My sister-in-law Judy, who works at the National Archives and has a professional relationship with the concept of “the historical record,” asked me a question at brunch yesterday that I have not been able to stop thinking about. She asked how future historians are going to reconstruct any of this. Not the policy — the policy is easy. The Truth Social posts. The deleted Truth Social posts. The phone calls that don’t get logged because they happen on phones that don’t get logged on. “We are,” Judy said, stirring her coffee with the flat affect of a woman who has read too many Presidential Records Act memos, “going to lose this decade.”
I raise this not because I believe the previous administration was a model of transparency — please — but because the entire justification for this new tempo is that it produces results the slow, deliberative, paper-trail version of government could not. And maybe it does. I am genuinely asking. But “results” is a word that has to mean something more than “the other guy blinked first on a weekend.” Otherwise we are just running the government the way a podcast host runs a feud, and the feud is with a country of 52 million people whose cooperation we actually need on approximately nineteen things more important than two planes.
Here is what nags at me. The Colombian president, whatever you think of him — and I think quite a bit, most of it unprintable — is not a stupid man. He folded because the math of a 25 percent tariff is the math of a 25 percent tariff. That is not diplomacy. That is a man with a bigger checkbook winning a staring contest with a man who has a smaller one. We used to understand that this is the easy part of being a superpower. The hard part, the part we used to be reasonably good at, was doing it in a way that didn’t make the next twelve countries quietly start pricing out alternatives to us. I wonder if anyone in the building is tracking that number. I have asked. Nobody is tracking that number.

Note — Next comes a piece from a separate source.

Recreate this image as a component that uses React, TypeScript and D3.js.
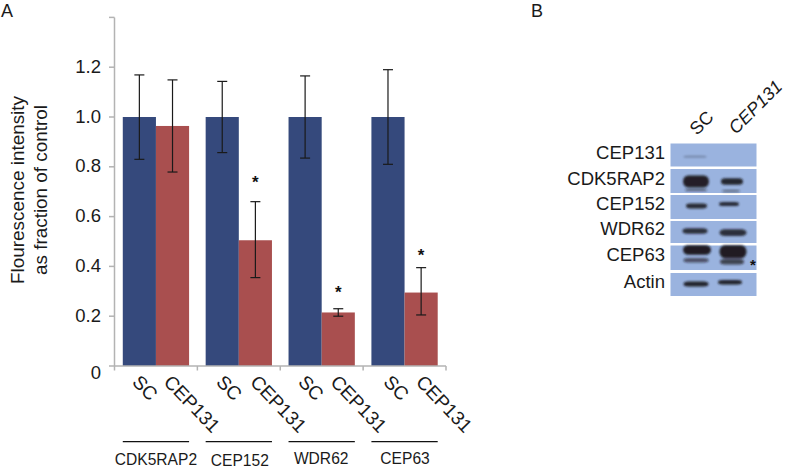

Eliza called again Sunday night, after it was all over, after the president had declared victory and the Colombians had declared victory and the planes had been rerouted and everyone went back to whatever they do on a Sunday night in January. She said one more thing, and then she said she had to go. She said: “The scary part isn’t that it worked. The scary part is that it’s going to work again next weekend, against someone else, and the weekend after that, until it doesn’t.” I asked her what happens when it doesn’t. She said she didn’t know. I don’t either.
So I am just asking. If this is what competence looks like now — a weekend, a tantrum, a tariff, a climbdown, a victory lap, a Monday — what did we spend the last eighty years pretending was hard? And when the weekend comes that the other side doesn’t blink, which weekend will that be, and will any of us recognize it in time to be afraid?